12 de agosto de 2015
por José Pedro Antunes
por José Pedro Antunes
Sob o
verbete “Dublagem” (Painel do Leitor, Folha de São Paulo, 10/08), uma leitora
tecia comentário sobre a matéria “6 em 10 brasileiros preferem dublagem”
(Ilustrada, 08/08). “A preferência por filmes dublados é só mais uma evidência
da dificuldade do brasileiro com a leitura”, ela dizia, fazendo-me recordar uma
fala do cineasta Anselmo Duarte em evento que tive a oportunidade de mediar no
SESC/Araraquara: “Brasileiro não sabe ver filmes; brasileiro sabe ler
legendas.”
Mas a
palavra ‘leitura’ se aplica também às imagens. A partir do final dos anos 1960,
quando cheguei à Universidade, virou moda a “leitura” de tudo e mais um pouco.
No geral, consistia em projetar sobre artefatos não verbais (pintura,
arquitetura, fotografia, cinema, tevê, moda etc.) as ferramentas da
Linguística, portanto, aquelas com que se fazia a leitura do que é feito só com
as palavras. Um problemaço. A essa vertente se deu o nome de Estruturalismo, que,
diga-se, ainda teima em fazer a cabeça daqueles que, engenhocas eletrônicas em
punho, aos bandos hoje se aventuram pelo mundo das letras. Sem o letramento,
claro.
Cabe
perguntar se, de fato, sabem ler as imagens. Ou se fazem sobre elas a projeção
estruturalista acima referida. Ou talvez nem isso. Alguém já chegou a levantar
uma hipótese: a inaptidão para a leitura (ampla, geral e irrestrita) estaria a
promover o caos até mesmo no trânsito de veículos. As pessoas já não conseguem
ler os sinais, não os entendem. Ou carecem de concentração para proceder à
leitura e perceber os entornos. E, sabemos, o mesmo vale para o trânsito de
pedestres. Impossibilidade sintática. Trombamo-nos.
Prosseguindo
em seu desabafo, a leitora sapeca: “Dublagem é artificial, às vezes
desconectada da cena, horrível!” Nada científica, não é mesmo? Fala da dublagem
atualmente feita no país. Aventa um problema técnico para o qual se poderá
encontrar solução técnica à medida que a dublagem se impuser como norma. E a
leitora parece pressupor que a legendagem tem feito por merecer a nossa inteira
confiança.
Ao dizer que
a dublagem “impede a pessoa fluente na língua original de perceber incoerências
na versão para o português”, ela dificilmente escapará à pecha de elitista.

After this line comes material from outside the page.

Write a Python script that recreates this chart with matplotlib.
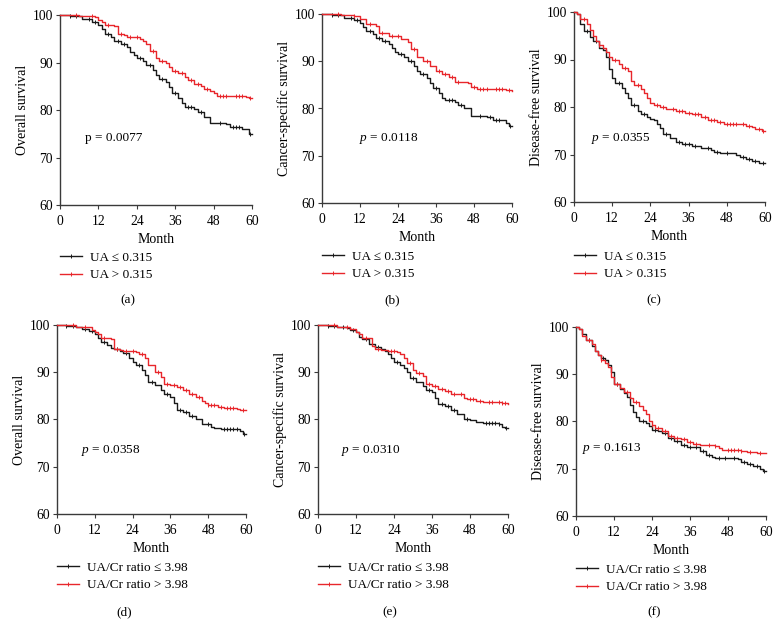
import numpy as np
import matplotlib
matplotlib.use("Agg")
import matplotlib.pyplot as plt
from matplotlib.lines import Line2D

plt.rcParams['font.family'] = ['Liberation Serif', 'DejaVu Serif']
plt.rcParams['mathtext.fontset'] = 'custom'
plt.rcParams['mathtext.it'] = 'Liberation Serif:italic'
plt.rcParams['mathtext.rm'] = 'Liberation Serif'

BLACK = '#1a1a1a'
RED = '#e8262b'

# ---------------- data (months, survival %) ----------------
# (a) Overall survival, UA
a_low_t = [0, 3, 7, 10, 12, 13, 14, 16, 17, 19, 21, 22, 23, 24, 26, 27, 29, 30, 31, 33, 34, 35, 37, 38, 39, 42, 43, 45, 47, 52, 53, 57, 59]
a_low_s = [100, 99.8, 99.2, 98.5, 98, 97, 96, 95.3, 94.5, 93.8, 93.2, 92.3, 91.5, 91, 90.3, 89.5, 88.5, 87.3, 86.5, 85.8, 84.8, 83.5, 82.5, 81.5, 80.6, 80.2, 79.6, 78.5, 77.3, 77, 76.5, 76, 75]
a_low_c = [3, 5, 9, 11, 15, 18, 20, 25, 28, 32, 36, 40, 41, 44, 50, 54, 55, 56, 59.5]
a_high_t = [0, 6, 11, 12, 13, 14, 17, 18, 20, 21, 25, 26, 27, 28, 30, 31, 33, 34, 35, 37, 39, 40, 42, 44, 45, 47, 48, 49, 58, 59]
a_high_s = [100, 99.7, 99.5, 99, 98.5, 97.8, 97.6, 96, 95.7, 95.3, 95, 94.5, 94, 92.5, 91, 90.4, 89.8, 89, 88.3, 87.8, 87, 86.3, 85.5, 85, 84.5, 84, 83.5, 83, 82.8, 82.5]
a_high_c = [5, 10, 15, 19, 22, 24, 29, 32, 36, 38, 41, 43, 46, 50, 51, 52, 55, 56, 57, 59.5]

# (b) Cancer-specific survival, UA
b_low_t = [0, 3, 7, 10, 12, 13, 14, 16, 17, 19, 21, 22, 23, 24, 26, 27, 29, 30, 31, 33, 34, 35, 37, 38, 39, 42, 43, 45, 47, 52, 54, 58, 59]
b_low_s = [100, 99.8, 99.2, 98.7, 98.2, 97.3, 96.5, 95.7, 95, 94.3, 93.7, 92.8, 92, 91.5, 90.8, 90, 89, 88, 87.3, 86.5, 85.5, 84.3, 83.2, 82.3, 81.7, 81.4, 80.8, 80, 78.5, 78.2, 77.6, 77, 76.3]
b_low_c = [3, 5, 9, 11, 15, 18, 20, 25, 28, 32, 36, 40, 41, 44, 50, 53, 55, 56, 59.5]
b_high_t = [0, 6, 10, 12, 14, 17, 18, 21, 25, 27, 28, 30, 32, 34, 36, 38, 40, 42, 46, 47, 49, 58, 60]
b_high_s = [100, 99.7, 99.5, 99, 97.8, 97.5, 96, 95.3, 94.8, 94, 92.5, 91, 90, 89, 88, 87.4, 86.6, 85.6, 85.3, 84.5, 84.2, 84, 83.8]
b_high_c = [5, 10, 15, 19, 22, 24, 29, 33, 37, 39, 41, 43, 48, 50, 51, 52, 55, 56, 57, 59]

# (c) Disease-free survival, UA
c_low_t = [0, 1, 2, 3, 5, 6, 8, 9, 10, 11, 12, 13, 15, 16, 17, 18, 20, 21, 23, 24, 25, 26, 27, 28, 30, 32, 34, 37, 40, 43, 44, 46, 51, 52, 54, 56, 58]
c_low_s = [100, 99.5, 97.5, 96, 94.8, 93.8, 92.5, 92, 90.5, 88, 86.2, 85, 84, 83, 82, 80.5, 79.2, 78.5, 78, 77.5, 77.2, 76.5, 75.5, 74.3, 73.5, 72.6, 72.2, 71.8, 71.3, 71, 70.6, 70.3, 70, 69.5, 69, 68.6, 68.2]
c_low_c = [4, 7, 14, 19, 22, 29, 33, 35, 36, 38, 42, 45, 48, 53, 55, 57, 59.5]
c_high_t = [0, 1, 2, 4, 5, 6, 7, 8, 9, 10, 11, 12, 14, 15, 17, 18, 19, 21, 22, 23, 24, 25, 27, 29, 32, 35, 37, 40, 42, 45, 47, 52, 54, 56, 57, 59]
c_high_s = [100, 99.5, 98.5, 97.5, 96.3, 95, 94, 93, 92.4, 91.5, 90.6, 89.8, 89, 88.3, 87.5, 85.5, 84.7, 83.8, 83, 81.8, 80.8, 80.5, 80, 79.5, 79.2, 78.8, 78.5, 78, 77.3, 76.8, 76.5, 76.4, 76, 75.7, 75.3, 75]
c_high_c = [3, 8, 13, 16, 20, 26, 28, 31, 33, 34, 36, 38, 39, 41, 43, 44, 46, 48, 49, 50, 51, 53, 55, 58, 59.5]

# (d) Overall survival, UA/Cr ratio
d_low_t = [0, 3, 6, 8, 10, 12, 13, 14, 16, 17, 18, 20, 21, 23, 24, 25, 27, 28, 29, 31, 33, 34, 36, 37, 38, 40, 42, 44, 46, 49, 50, 52, 58, 59]
d_low_s = [100, 99.8, 99.5, 99.2, 98.7, 98.2, 97.2, 96.5, 95.8, 95.2, 95, 94.5, 94, 93, 92.2, 91.5, 90.5, 89.5, 88, 87.3, 86.3, 85.5, 84.8, 83.5, 82, 81.5, 80.7, 80, 79, 78.5, 78.2, 78, 77.6, 77]
d_low_c = [3, 5, 9, 11, 15, 19, 22, 26, 30, 35, 39, 41, 43, 48, 53, 54, 55, 56, 57, 59.5]
d_high_t = [0, 6, 10, 11, 12, 13, 14, 17, 18, 20, 21, 25, 26, 28, 29, 31, 33, 34, 36, 38, 40, 42, 44, 46, 47, 48, 51, 53, 57, 58]
d_high_s = [100, 99.6, 99.5, 99, 98.6, 98, 97.3, 97, 95, 94.7, 94.5, 94.3, 93.8, 93, 91.5, 90, 89, 87.6, 87.2, 86.8, 86.2, 85.5, 84.8, 84, 83.5, 83.1, 82.7, 82.4, 82.2, 82]
d_high_c = [5, 9, 15, 19, 22, 24, 27, 32, 35, 37, 39, 41, 43, 45, 48, 49, 50, 52, 54, 55, 56, 59]

# (e) Cancer-specific survival, UA/Cr ratio
e_low_t = [0, 3, 6, 9, 10, 12, 13, 14, 16, 18, 20, 21, 22, 23, 24, 26, 27, 28, 29, 31, 33, 34, 36, 37, 38, 40, 42, 44, 46, 48, 50, 52, 57, 58, 59]
e_low_s = [100, 99.8, 99.5, 99.3, 99, 98.5, 97.5, 97, 96, 95.3, 95, 94.5, 93.8, 93, 92.2, 91.5, 91, 90, 88.7, 88, 87, 86.2, 85.8, 84.5, 83.2, 82.8, 82, 81.2, 80.2, 79.8, 79.5, 79.3, 79, 78.5, 78.2]
e_low_c = [3, 5, 8, 11, 15, 19, 25, 30, 35, 39, 41, 43, 47, 53, 54, 55, 56, 57, 59.5]
e_high_t = [0, 6, 10, 12, 13, 14, 16, 17, 18, 20, 22, 25, 26, 27, 28, 30, 31, 33, 34, 36, 38, 40, 42, 44, 46, 47, 50, 52, 56, 58, 60]
e_high_s = [100, 99.5, 99.2, 98.5, 98, 97.3, 97.2, 95.5, 95, 94.8, 94.5, 94.3, 93.8, 93, 92, 90.5, 89.8, 89.2, 87.5, 87, 86.5, 86, 85.4, 85.3, 84.5, 84.3, 84, 83.8, 83.6, 83.4, 83.2]
e_high_c = [5, 9, 15, 19, 23, 24, 29, 32, 35, 37, 39, 41, 43, 45, 48, 49, 51, 54, 55, 57, 58, 59]

# (f) Disease-free survival, UA/Cr ratio
f_low_t = [0, 1, 2, 3, 5, 6, 7, 8, 9, 10, 11, 12, 14, 15, 16, 17, 18, 19, 20, 22, 23, 24, 26, 27, 29, 31, 33, 35, 37, 39, 41, 43, 44, 49, 51, 52, 54, 56, 58, 59]
f_low_s = [100, 99.5, 98.5, 97.3, 96, 95, 94, 93.5, 93, 92, 90.5, 88, 86.8, 86, 85.2, 83.5, 82, 81, 80.2, 79.7, 79, 78.2, 78, 77.5, 76.5, 75.8, 75, 74.7, 74.5, 73.7, 73, 72.5, 72.3, 72.3, 72, 71.5, 71, 70.5, 70, 69.5]
f_low_c = [4, 8.5, 13, 21, 25, 28, 30, 32, 34, 36, 38, 40, 42, 45, 47, 50, 53, 55, 57, 59.5]
f_high_t = [0, 1, 2, 3, 5, 6, 7, 8, 9, 10, 11, 12, 14, 15, 17, 18, 20, 21, 22, 23, 24, 25, 27, 29, 31, 33, 35, 37, 39, 44, 45, 46, 52, 54, 57, 60]
f_high_s = [100, 99.5, 98.2, 97.3, 96.5, 95, 94, 93, 92.3, 91.5, 89.5, 88, 87, 86.3, 85, 84.2, 83.2, 82.5, 81.5, 80.2, 79.2, 78.7, 78, 77, 76.6, 76.2, 75.7, 75.3, 75, 74.9, 74.4, 74, 73.8, 73.6, 73.3, 73.3]
f_high_c = [4, 8, 13, 16, 19, 24, 26, 28, 30, 32, 34, 36, 38, 42, 44, 48, 49, 50, 51, 52, 55, 58]

ylabels = ['Overall survival', 'Cancer-specific survival', 'Disease-free survival',
           'Overall survival', 'Cancer-specific survival', 'Disease-free survival']
pvals = ['p = 0.0077', r'$p$ = 0.0118', r'$p$ = 0.0355',
         r'$p$ = 0.0358', r'$p$ = 0.0310', r'$p$ = 0.1613']
captions = ['(a)', '(b)', '(c)', '(d)', '(e)', '(f)']
legend_ua = ['UA ≤ 0.315', 'UA > 0.315']
legend_ratio = ['UA/Cr ratio ≤ 3.98', 'UA/Cr ratio > 3.98']
xticks = [0, 12, 24, 36, 48, 60]
yticks = [60, 70, 80, 90, 100]

curves = [
    ((a_low_t, a_low_s, a_low_c), (a_high_t, a_high_s, a_high_c)),
    ((b_low_t, b_low_s, b_low_c), (b_high_t, b_high_s, b_high_c)),
    ((c_low_t, c_low_s, c_low_c), (c_high_t, c_high_s, c_high_c)),
    ((d_low_t, d_low_s, d_low_c), (d_high_t, d_high_s, d_high_c)),
    ((e_low_t, e_low_s, e_low_c), (e_high_t, e_high_s, e_high_c)),
    ((f_low_t, f_low_s, f_low_c), (f_high_t, f_high_s, f_high_c)),
]

# ---------------- layout (pixels) ----------------
W, H = 782, 638
fig = plt.figure(figsize=(W / 100, H / 100), dpi=100)

# (left, right, top, bottom) in pixels
boxes = [
    (60, 252, 15, 205),
    (322, 512, 14, 203),
    (574, 765, 12, 202),
    (57, 246, 325, 514),
    (318, 508, 325, 514),
    (576, 766, 327, 516),
]
pv_pos = [(85, 138), (359, 138), (591, 138), (81, 451), (341, 451), (582, 448)]
leg_pos = [(60, 258), (322, 257), (574, 257), (57, 568), (318, 568), (576, 570)]
cap_pos = [(128, 300), (392, 300), (654, 300), (124, 612), (390, 612), (654, 612)]

SPINE = '#3a3a3a'
TICK_FS = 9.8
LAB_FS = 10
TXT_FS = 9

def km(ax, t, s, c, color):
    t = np.asarray(t, float)
    s = np.asarray(s, float)
    tt = np.append(t, 60 if t[-1] < 60 else t[-1])
    ss = np.append(s, s[-1])
    ax.step(tt, ss, where='post', color=color, lw=1.0, clip_on=False, zorder=3)
    c = np.asarray(c, float)
    idx = np.searchsorted(t, c, side='right') - 1
    ax.plot(c, s[idx], ls='none', marker='|', ms=3.2, mew=0.7, color=color, clip_on=False, zorder=3)

for i, (box, (low, high)) in enumerate(zip(boxes, curves)):
    l, r, t, b = box
    ax = fig.add_axes([l / W, 1 - b / H, (r - l) / W, (b - t) / H])
    km(ax, *low, BLACK)
    km(ax, *high, RED)
    ax.set_xlim(0, 60)
    ax.set_ylim(60, 100)
    ax.set_xticks(xticks)
    ax.set_yticks(yticks)
    for sp in ['top', 'right']:
        ax.spines[sp].set_visible(False)
    for sp in ['left', 'bottom']:
        ax.spines[sp].set_color(SPINE)
        ax.spines[sp].set_linewidth(1.0)
    ax.tick_params(direction='out', length=3, width=0.8, color=SPINE, labelsize=TICK_FS, pad=2)
    ax.tick_params(axis='x', pad=4)
    ax.set_xlabel('Month', fontsize=LAB_FS, labelpad=4)
    ax.set_ylabel(ylabels[i], fontsize=LAB_FS, labelpad=3)
    px, py = pv_pos[i]
    fig.text(px / W, 1 - py / H, pvals[i], fontsize=TXT_FS + 0.5, va='center', ha='left')
    labels = legend_ua if i < 3 else legend_ratio
    handles = [Line2D([0, 1, 2], [0, 0, 0], color=BLACK, lw=1.0, marker='|', ms=3.2, mew=0.7, markevery=[1]),
               Line2D([0, 1, 2], [0, 0, 0], color=RED, lw=1.0, marker='|', ms=3.2, mew=0.7, markevery=[1])]
    lx, ly = leg_pos[i]
    fig.legend(handles, labels, loc='center left', bbox_to_anchor=(lx / W, 1 - (ly + 8.5) / H),
               frameon=False, fontsize=TXT_FS + 0.5, handlelength=1.7, handletextpad=0.6,
               borderpad=0, borderaxespad=0, labelspacing=0.4)
    cx, cy = cap_pos[i]
    fig.text(cx / W, 1 - cy / H, captions[i], fontsize=TXT_FS + 0.5, ha='center', va='center')

fig.savefig('out.png', dpi=100)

Quantos afinal podem se dar ao luxo? Sei que, com dublagem e tudo, o meu amigo
Josaphat, cantor da noite aqui em Araraquara, chegou a montar um número
impagável. Alguém pergunta, ele contava: “Por que você está tão gay?”, quando
na verdade se trata da felicidade que o interlocutor, no caso, deixa
transparecer.
E a leitora
radicaliza: “Se for condenada a ver filmes dublados, deixo de ir ao cinema.”
Pois eu já deixei de ir por razões outras. Primeiro que não consigo me
concentrar se houver gente telefonando, conversando, mastigando etc. Depois,
ver os filmes que os cinemas atualmente estão a exibir, digamos que a minha
religião não me permite. Além do mais, não me agrada participar de unanimidades
tão deslavadas. Não pode ser que todo mundo queira ver só o que todo mundo quer
ver. Eu, hein!
Mas não
deixo de ponderar comigo mesmo que a necessidade da legenda talvez se deva à
força do hábito. Quando vejo filmes brasileiros, por exemplo, apelo para uma
das legendas disponíveis, o mais das vezes inglês ou espanhol, visando a evitar
o desconforto auditivo e cognitivo que na certa virá. Outro dia tentei ver, na
tevê, “Os Cafajestes” do Ruy Guerra. Sim, trabalho de luto pelo desaparecimento
de Norma Bengell, primeiro nu frontal do cinema brasileiro. Sem opção de
legenda, tive de me haver só com as imagens, belíssimas em todo caso, sem
conseguir adivinhar palavra do que diziam os protagonistas.
Nos meus
seis anos de Alemanha, passei a achar perfeitamente normal e aceitável que os
filmes fossem todos dublados. E nunca ouvi ninguém reclamar, colocar em
questão, botar reparo. Em Munique, só um cinema exibia os filmes no original.
Nele era possível ouvir, por exemplo, a indublável voz do Woody Allen, que em
qualquer outro idioma, convenhamos, jamais teria a mesma graça. E aqui começo a
dar razão à leitora que abomina a dublagem? Sei lá!